Rev. Cox preached his first sermon in the new church on Sunday 7 September 1862, assisted by Charles Manthorpe, and C. W. Evan, and was uninterruptedly associated with this church until 1897, and died eight years later.

Rev. S. Lenton served the Hindmarsh Square Church from 1898 to 1904, when he transferred to Rose Park, and was followed by Henry Gainford, who shortly transferred to Carlton, Victoria, and was replaced by Joseph Thomas Huston (died 1953).

The building later became a "Protestant Hall", controlled by John Amos, and the subject of complex financial manoeuvering.

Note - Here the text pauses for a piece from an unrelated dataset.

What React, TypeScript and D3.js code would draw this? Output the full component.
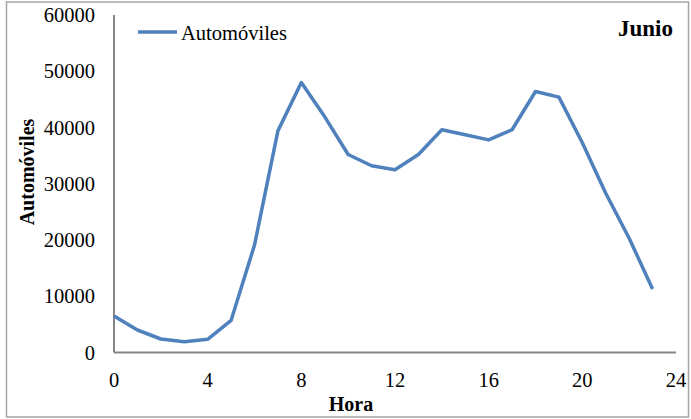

== Deconsecration and later use ==
From 1930, the Australian Broadcasting Company (a commercial organisation) took over the building for the 5CL broadcast studio as part of a national broadcasting network. This became the Adelaide studios of 5AN and 5CL for the Australian Broadcasting Commission. The church and its outbuildings became the orchestral studio and PMG technical workshops. The circular detail between the turrets was emblazoned with the callsigns "5AN" and "5CL" and lightning bolt motifs. The stables were demolished for a complex of ABC studios and other facilities. The broadcast studios and facilities joined the TV studios at Collinswood in 1974.
What remained of the original Church building was demolished in the 1980s. Nothing now remains of these structures.